If the cache participates in a JTA transaction, which means it is an XAResource, then the cache can be made consistent with the database. A write to the database, and a commit or rollback, happens with the transaction boundary. In write-behind, the write to the resource happens after the write to the cache. The transaction boundary is the write to the outstanding queue, not the write behind. In write-through mode, commit can get called and both the cache and the underlying resource can get committed at once. Because the database is being written to outside of the transaction, there is always a risk that a failure on the eventual write will occur. While this can be mitigated with retry counts and delays, compensating actions may be required.

The obvious implication of asynchronous writes is that there is a delay between when the cache is updated and when the database is updated. This introduces an inconsistency between the cache and the database, where the cache holds the correct value and the database will be eventually consistent with the cache.

The data passed into the CacheWriter methods is a snapshot of the cache entry at the time of the write to operation. A read against the database will result in incorrect data being loaded.

The application must be tolerant of inconsistent data. The following examples illustrate this requirement:

Reading is done by a part of the application that does not write, so there is no way that data can be corrupted. The application is tolerant of delays. For example, a news application where the reader displays the articles that are written.

Note if other applications are writing to the database, then a cache can often be inconsistent with the database.

Ideally node times should be synchronized. The write-behind queue is generally written to the underlying resource in timestamp order, based on the timestamp of the cache operation, although there is no guaranteed ordering. The ordering will be more consistent if all nodes are using the same time. This can easily be achieved by configuring your system clock to synchronize with a time authority using Network Time Protocol.

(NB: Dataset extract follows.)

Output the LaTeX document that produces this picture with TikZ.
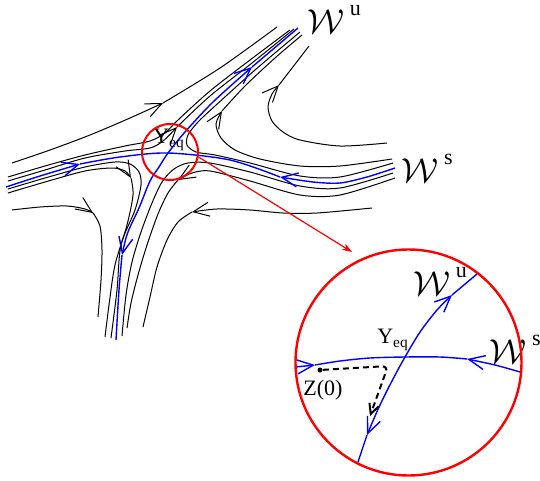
\documentclass[tikz,border=0pt]{standalone}
\usepackage{fontspec}
\setmainfont{Liberation Serif}
\usetikzlibrary{arrows.meta}

\newcommand{\manifold}[1]{{\fontsize{16}{18}\selectfont$\mathcal{W}$}\hspace{3pt}\raisebox{9pt}{#1}}

\begin{document}
\begin{tikzpicture}[
    x=0.5pt, y=-0.5pt,
    >={Straight Barb[length=8pt, width=7pt]},
    every node/.style={inner sep=0pt, font=\fontsize{11}{13}\selectfont},
    orbit/.style={line width=0.5pt},
    sep/.style={blue, line width=0.7pt},
    lens/.style={circle, draw=red, line width=#1},
    drift/.style={line width=1pt, dash pattern=on 3pt off 2pt, rounded corners=3pt, -{Straight Barb[length=5pt, width=5pt]}},
    zoomarrow/.style={red, line width=0.6pt, -{Stealth[length=5pt, width=3.5pt]}},
]
\useasboundingbox (0,0) rectangle (540,481);

\draw[orbit, ->] plot[smooth] coordinates {(12,163) (50,150) (90,135) (130,118) (163,103)};
\draw[orbit] plot[smooth] coordinates {(163,103) (220,68) (277,27)};
\draw[orbit] plot[smooth] coordinates {(8,177) (45,166) (85,155) (125,146) (150,141) (165,133) (178,120) (210,91) (250,60) (290,30)};
\draw[orbit, ->] plot[smooth] coordinates {(8,181) (45,170) (85,158) (125,151) (150,148) (163,141) (177,127)};
\draw[orbit] plot[smooth] coordinates {(177,127) (210,96) (252,63) (294,29)};

\draw[orbit, ->] plot[smooth] coordinates {(387,143) (340,146) (300,140) (283,132) (272,121) (268,107) (272,94) (279,85)};
\draw[orbit] plot[smooth] coordinates {(279,85) (309,46)};
\draw[orbit, ->] plot[smooth] coordinates {(392,159) (340,166) (300,166) (260,159) (235,150) (221,138) (216,124) (222,111)};
\draw[orbit] plot[smooth] coordinates {(222,111) (245,86) (275,58) (302,35)};
\draw[orbit] plot[smooth] coordinates {(393,163) (340,177) (300,176) (250,163) (215,155) (196,152) (187,145) (188,135) (198,122) (215,106) (255,70) (300,32)};

\draw[orbit, ->] plot[smooth] coordinates {(12,210) (40,207) (67,206) (85,209) (93,213)};
\draw[orbit] plot[smooth] coordinates {(93,213) (100,226) (102,250) (101,280) (98,317)};
\draw[orbit, ->] plot[smooth] coordinates {(8,193) (45,182) (85,171) (112,168) (125,171) (131,178)};
\draw[orbit] plot[smooth] coordinates {(131,178) (133,195) (127,225) (115,265) (109,305) (105,337)};
\draw[orbit] plot[smooth] coordinates {(8,189) (45,178) (85,167) (115,162) (130,164) (139,172) (141,185) (135,210) (121,245) (117,290) (111,338)};

\draw[orbit, ->] plot[smooth] coordinates {(372,208) (317,213) (283,213) (250,210) (217,209) (192,212)};
\draw[orbit] plot[smooth] coordinates {(192,212) (178,222) (167,240) (157,267) (150,297) (143,327)};
\draw[orbit] plot[smooth] coordinates {(393,173) (340,188) (300,186) (250,172) (210,163) (188,163) (174,169) (162,182) (152,203) (141,232) (132,262) (126,295) (122,336)};
\draw[orbit, ->] plot[smooth] coordinates {(395,178) (340,195) (300,195) (250,181) (210,171) (192,173) (178,180)};
\draw[orbit] plot[smooth] coordinates {(178,180) (168,193) (158,214) (147,245) (138,275) (131,303) (127,328)};

\draw[sep, <->] plot[smooth] coordinates {(122,255) (128,232) (139,208) (150,181) (159,167) (168,153) (185,132) (213,102) (252,67)};
\draw[sep] plot[smooth] coordinates {(122,255) (119,290) (116,340)};
\draw[sep] plot[smooth] coordinates {(252,67) (298,28)};
\draw[sep, ->] plot[smooth] coordinates {(6,187) (40,176) (80,164)};
\draw[sep] plot[smooth] coordinates {(80,164) (120,157) (168,153) (230,160) (280,177)};
\draw[sep, ->] plot[smooth] coordinates {(395,168) (367,177) (340,183) (313,182) (280,177)};

\node (wu) at (334,19) {\manifold{u}};
\node (ws) at (427,168) {\manifold{s}};
\node (yeq) at (169,140) {Y\textsubscript{eq}};

\draw[sep, ->] plot[smooth] coordinates {(296,367) (315,365)};
\draw[sep] plot[smooth] coordinates {(315,365) (340,361) (370,358) (405,357) (440,357) (467,359)};
\draw[sep, ->] plot[smooth] coordinates {(520,372) (495,365) (467,359)};
\draw[sep, <->] plot[smooth] coordinates {(367,435) (380,405) (393,379) (405,357) (420,332) (437,310) (452,295)};
\draw[sep] plot[smooth] coordinates {(367,435) (358,462)};
\draw[sep] plot[smooth] coordinates {(452,295) (477,274)};

\node[circle, fill, minimum size=2.5pt] (z0) at (320,370) {};
\node (zlabel) at (323,390) {Z(0)};
\node (yeqbig) at (393,340) {Y\textsubscript{eq}};
\node (wubig) at (440,281) {\manifold{u}};
\node (wsbig) at (515,349) {\manifold{s}};
\draw[drift] (z0) -- (388,366) -- (370,416);

\node[lens=1pt, minimum size=28pt] (zoomc) at (170,152) {};
\node[lens=1.2pt, minimum size=113pt] (bigc) at (408.5,362.5) {};
\coordinate (zoomtip) at (352,252);
\draw[zoomarrow] (zoomc.-10) -- (zoomtip);
\end{tikzpicture}
\end{document}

The items on the write-behind queue are generally in order, but this isn't guaranteed. In certain situations , and more particularly in clustered usage, the items can be processed out of order. Additionally, when batching is used, write and delete collections are aggregated separately and can be processed inside the CacheWriter in a different order than the order that was used by the queue. Your application must be tolerant of item reordering or you need to compensate for this in your implementation of the CacheWriter. Possible examples are:

You may have to explicitly version elements. Auto-versioning is off by default and is effective only for unclustered MemoryStore caches. Distributed caches or caches that use off-heap or disk stores cannot use auto-versioning. To enable auto-versioning, set the system property net.sf.ehcache.element.version.auto (it is false by default). Note that if this property is turned on for one of the ineligible cache types, auto-versioning will silently fail.